BELIEVERS BARELY FLOAT THROUGH LIFE WITH A PLATTE RIVER FAITH
Foaming whitewater churns in portions of the Platte River after spring run-offs. When summer's dog days sear the Great Plains, though, the Platte River dries up. It's reduced in some spots to mudflats with trickling rivulets of water. A preacher I recently heard compared short, simplistic sermons to the Platte River in August-an inch deep and a mile wide.
Specializing on news briefs, a national blog site requested samples of my commentaries. The blog's editor wrote, "Like MacDonald's, writing on our blog appeals to readers on the run who grab their news in quick gulps. Your commentaries feed readers wanting mom's home grown cooking, served at a leisurely pace. They take time to digest." I interpreted this rejection of my writing for his blog as a compliment.
A key finding in the recently released Pew Forum on Religion & Public Life's U.S. Religious Landscape Survey of 35,000 Americans shows an alarming number of Christians settle for a Platte River faith. 92 percent tip their hats to belief in God. A surprising 58 percent pray daily. But there's a gap, what the Pew study authors call a "stunning" lack of congruence, between professed faith and how believers use it to guide their lives. The disconnect between faith and practice is huge.
Evidently, many Christians in America see their faith as merely a slice of life's pie. It's wedged among other slices. Slices include hobbies enjoyed, work done, domestic chores accomplished and books read. But few use faith as the lens through which they perceive life and act on what they see. Their faith is largely self-contained, divorced from life's other spheres. Still, it's useful to them when worshipping in church or supplicating on bended knee.
David Kinnaman, president of the respected evangelical Barna polling group, in his book
UnChristian: What a New Generation Really Thinks about Christianity ... and Why It Matters backs up the Pew study's findings about Platte River faith, an inch deep and a mile wide.
Kinnaman measured the depth of personal faith. He wanted to discover whether believers held a biblical worldview, acting like a lens through which they peered at faith and acted on it. The worldview Kinnaman constructed embraced eight beliefs found in the Bible. A person holding this biblical worldview believes Jesus was sinless, God is the creative power who spun our universe into orbit and intersects with it today, salvation is God's gift our moral brownie points can't earn, Satan is real, a Christian is called to share faith with unbelievers, the Bible is trustworthy in the spiritual principles it teaches, moral truth isn't relative, and the Bible reveals such ethical verities.

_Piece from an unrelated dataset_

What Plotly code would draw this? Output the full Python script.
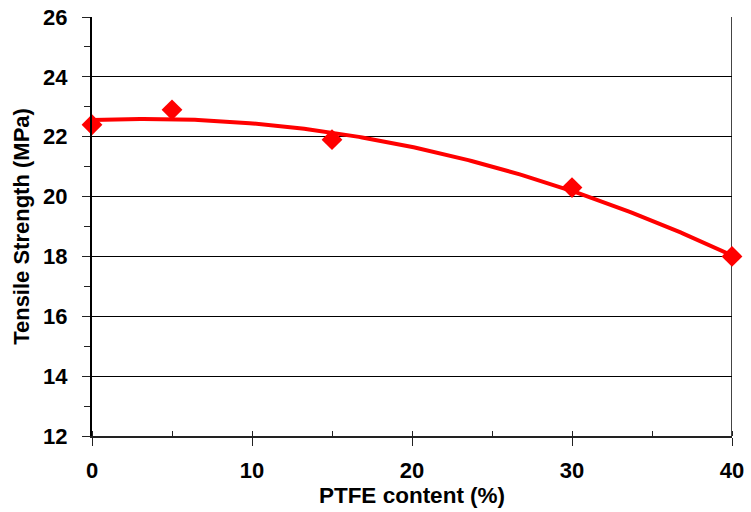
import numpy as np
import plotly.graph_objects as go

# PTFE content (%) and measured tensile strength (MPa)
ptfe_content = [0, 5, 15, 30, 40]
tensile_strength = [22.4, 22.9, 21.9, 20.3, 18.0]

# axis tick values and labels
x_ticks = [0, 10, 20, 30, 40]
y_ticks = [12, 14, 16, 18, 20, 22, 24, 26]

# second-order polynomial trendline through the measurements
coeffs = np.polyfit(ptfe_content, tensile_strength, 2)
trend_x = np.linspace(min(ptfe_content), max(ptfe_content), 200)
trend_y = np.polyval(coeffs, trend_x)

RED = "#FF0000"
FONT = "Liberation Sans, Arial, sans-serif"
AXIS = "#222222"

fig = go.Figure()
fig.add_trace(go.Scatter(
    x=trend_x, y=trend_y, mode="lines",
    line=dict(color=RED, width=4), hoverinfo="skip", showlegend=False,
))
fig.add_trace(go.Scatter(
    x=ptfe_content, y=tensile_strength, mode="markers",
    marker=dict(symbol="diamond", size=16, color=RED),
    cliponaxis=False, showlegend=False,
))

fig.update_layout(
    width=751, height=512,
    margin=dict(l=92, r=19, t=17, b=76),
    paper_bgcolor="white", plot_bgcolor="white",
    font=dict(family=FONT, color="black"),
    xaxis=dict(
        range=[0, 40], automargin=False,
        tickmode="array", tickvals=x_ticks,
        ticktext=[f"<b>{v}</b>" for v in x_ticks],
        showgrid=False, zeroline=False,
        showline=True, linecolor=AXIS, linewidth=2,
        ticks="outside", ticklen=8, tickwidth=1, tickcolor=AXIS,
        ticklabelstandoff=6,
        minor=dict(tickmode="linear", tick0=0, dtick=5, ticks="inside",
                   ticklen=5, tickcolor=AXIS, showgrid=False),
        tickfont=dict(size=22, family=FONT),
        title=dict(text="<b>PTFE content (%)</b>", font=dict(size=22.5, family=FONT), standoff=3),
    ),
    yaxis=dict(
        range=[12, 26], automargin=False,
        tickmode="array", tickvals=y_ticks,
        ticktext=[f"<b>{v}</b>" for v in y_ticks],
        showgrid=True, gridcolor="black", gridwidth=1, zeroline=False,
        showline=True, linecolor="black", linewidth=2,
        ticks="outside", ticklen=8, tickwidth=1, tickcolor=AXIS,
        ticklabelstandoff=10,
        minor=dict(tickmode="linear", tick0=12, dtick=1, ticks="outside",
                   ticklen=6, tickcolor=AXIS, showgrid=False),
        tickfont=dict(size=22, family=FONT),
        title=dict(text="<b>Tensile Strength (MPa)</b>", font=dict(size=22, family=FONT), standoff=7),
    ),
)

# right-hand frame edge of the plot area
fig.add_shape(type="line", xref="x", yref="paper", x0=40, x1=40, y0=0, y1=1,
              line=dict(color="#444", width=2), layer="below")

fig.write_html("out.html")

Kinnaman reports only "one out of every twenty-two young adults who have made a commitment to Christ" possess depth to their faith so that it informs, shapes and helps interpret every aspect of life. Merely 9 percent of adults use their faith as a lens through which they sort out the good from the bad in life.
"This means that out of ninety-five million Americans who are ages eighteen to forty-one," reports Kinnaman, "about sixty million say they have already made a commitment to Jesus that is still important; however, only about three million of them have a biblical worldview."
Jesus spun a parable about Platte River faith. He imagined a sower casting seed on various types of soil, some receptive so roots sunk deep and other shallow so seedlings couldn't grow. "As he sowed," said Jesus, "...other seeds fell on rocky ground, where it had not much soil, and immediately it sprang up, since it had no depth of soil. When the sun rose, it was scorched, and since it had no root, withered away" (
Mark 4: 5-6). Nebraska farmers along the Platte River witness this cycle of quick growth, slight roots and scorched seedlings.
Bill Hybels, pioneer mega church preacher at Willow Creek Community Church in Illinois, is wrestling with whether seeds he plants really give roots to a deep faith. Since 1975, Hybels has built a model of church growth that turns conventional religion on its head. It skips over heavy liturgy, catechism teaching, three-point sermons, and sanctuaries with hard pews. Hybels, whose early Calvinist religious environment I share, knocked on doors, asking what it would take for backsliders to return to church. Using this market research, he tailor-made services in cushy amphitheaters featuring hand-clapping music, engaging dramas, and sermons connecting the Bible to what Oprah features. It was Bible-lite for faith's beginners. Slim on doctrine, tradition and theology.
Hybels believed if he got those curious about faith in the door the first time, he would have a chance to mold disciples of Christ later on through study. What he has found is that too many worshippers' faith development stopped at the door. They liked the religious tickle Willow Creek church provided but avoided finding an abiding faith.
Hybels and his staff have revamped Willow Creek's marketing of faith. Now they don't merely woo folk who seek the Lord. Rather, Willow Creek aims to help them find Jesus through Bible classes fortified by rigorous theology. Gone at mid-week services are sunny worship happenings with nice entertaining videos that perk up worshippers but don't inspire them to hone a faith worth dying for.
Jesus didn't give people what they wanted; he delivered what they needed. The Water of Life he offered didn't remind his disciples of a Platte River faith. It flowed like the Mississippi River, with fields along its banks yielding abundant harvest.